A History of Strength

Usually our posts about Olympic sports are pretty all-inclusive. We love cheering on American men and women as they train and compete to represent our country as well as they can in their sports.

However, we’ll soon have the opportunity to host a relative of a girl participating in the Junior Olympics, in the precision air rifle competition. Also, with the newest Aspen Leaf Family baby on the way, (child-rearing is practically an Olympic worthy feat, I sometimes think) I opted to blog about something that wasn’t going to take me trekking all over town today. Hopefully next week I’ll have a bit more energy.



Women weren’t actually allowed to compete in the Olympics for many years – though that’s hardly a surprise. The first female-inclusive Olympic games were in Paris in 1900: women were allowed to compete in lawn tennis and golf. Allegedly though, some women competed in other sports as well, but amongst mixed crews (thus receiving less credit.)

Interestingly, it took until 1996 for a women’s ONLY sport to be introduced: softball. (Softball is no longer an Olympic sport.) It took until 2012 for each country participating in the Olympics to actually allow women to attend – up until five years ago, women weren’t able to represent all the countries that are at the Olympics.
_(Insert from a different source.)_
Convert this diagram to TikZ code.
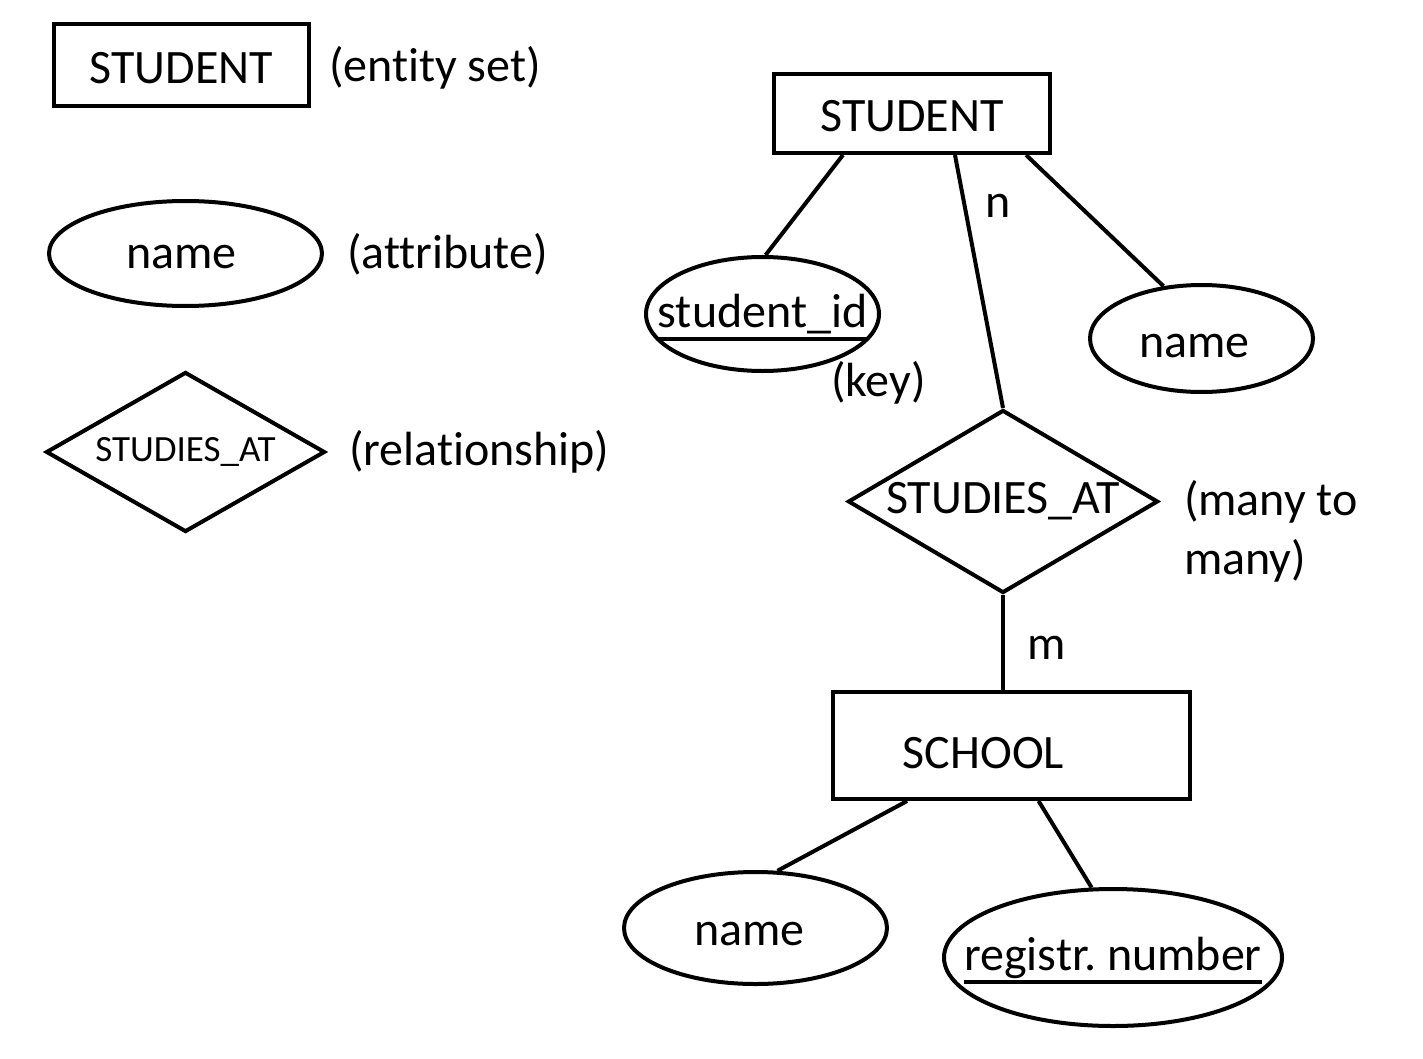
\documentclass[tikz,border=0pt]{standalone}
\usepackage{fontspec}
\setmainfont[Ligatures=NoCommon]{Carlito}
\usetikzlibrary{shapes.geometric, positioning}
\newcommand\keyname[1]{\makebox[0pt]{\setbox0\hbox{#1}\rlap{\raisebox{-7pt}[0pt][0pt]{\rule{\wd0}{2pt}}}\box0}}
\frenchspacing

\begin{document}
\begin{tikzpicture}[x=0.5pt, y=-0.5pt, line width=2pt,
  every node/.style={inner sep=0pt, font=\fontsize{24}{29.5}\selectfont},
  entity/.style={draw, rectangle, text height=18.5pt, text depth=0pt},
  attr/.style={draw, ellipse},
  rel/.style={draw, diamond},
  note/.style={anchor=west}]
\path [use as bounding box, fill=white] (0,0) rectangle (1423,1059);
\node [entity, minimum width=127.5pt, minimum height=41pt] (lst) at (181.5,65) {STUDENT};
\node [note] (lstn) at (327,68) {(entity set)};
\node [attr, minimum width=136.5pt, minimum height=52.5pt, text height=15pt, text depth=0pt] (lnm) at (185.5,253.5) {name\hspace*{4pt}};
\node [note] (lnmn) at (345,254) {(attribute)};
\node [rel, shape aspect=1.74, minimum width=139.5pt, minimum height=80pt, font=\fontsize{18.5}{22}\selectfont] (lrel) at (185.5,452) {STUDIES\_AT};
\node [note] (lreln) at (347,452) {(relationship)};
\node [entity, minimum width=138pt, minimum height=39.5pt] (st) at (912,113.5) {STUDENT};
\node [attr, minimum width=116.5pt, minimum height=57pt] (sid) at (762.5,314) {\keyname{student\_id}};
\node [note] (key) at (829,383) {(key)};
\node [attr, minimum width=111.5pt, minimum height=53.5pt, text height=19pt, text depth=0pt] (nm1) at (1201.5,338.5) {name\hspace*{7pt}};
\node [rel, shape aspect=1.69, minimum width=155pt, minimum height=91.5pt] (rel) at (1003,501.5) {STUDIES\_AT};
\node [note, align=left] (card) at (1182,531) {(many to\\many)};
\node [entity, minimum width=178.5pt, minimum height=53.5pt, text height=22.5pt] (sc) at (1011.5,745.5) {SCHOOL\hspace*{28pt}};
\node [attr, minimum width=131.5pt, minimum height=56pt, text height=17pt, text depth=0pt] (nm2) at (755.5,928) {name\hspace*{6pt}};
\node [attr, minimum width=169pt, minimum height=68.5pt] (reg) at (1113,957.5) {\keyname{registr. number}};
\node (n) at (998,206) {n};
\node (m) at (1047,648) {m};
\draw (st.-149.5) -- (sid.87);
\draw (st.-44) -- (rel.north);
\draw (st.-20.7) -- (nm1.126);
\draw (rel.south) -- (rel.south |- sc.north);
\draw (sc.-152.7) -- (nm2.69);
\draw (sc.-64.9) -- (reg.107);
\end{tikzpicture}
\end{document}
Events were opened to women after 1900, but only slowly and gradually. For example, swimming events were opened up to women in 1912; track and field not until 1928. Shooting events, the area that brought this post into existence, wasn’t allowed until 1986. Weightlifting was opened up in 2000, women’s wrestling in 2004. 2012 brought not only a female representative from each Olympic country, but also opened up women’s boxing – finally bringing a female presence to each Olympic discipline which had previously only been open to men.





I think it’s worthwhile to note that while women were slowly gaining ground in the competitions, they were also wrestling against another front: the idea that women shouldn’t be competing at the Olympic games. In order to compete and win, many women had to train not only in their discipline, but probably also keep fighting for the right to represent their country at the games.

It is beautiful to see gained equality of the modern games, and the variety of accepted disciplines in which women compete. Moreover, we’re beyond thrilled to be able to host anybody with a connection to an athlete training or competing in Colorado Springs! Thank you to our guests (no matter of your reason for visiting) for allowing us to be a part of your journey. To those who compete, we wish you the absolute best! Go USA!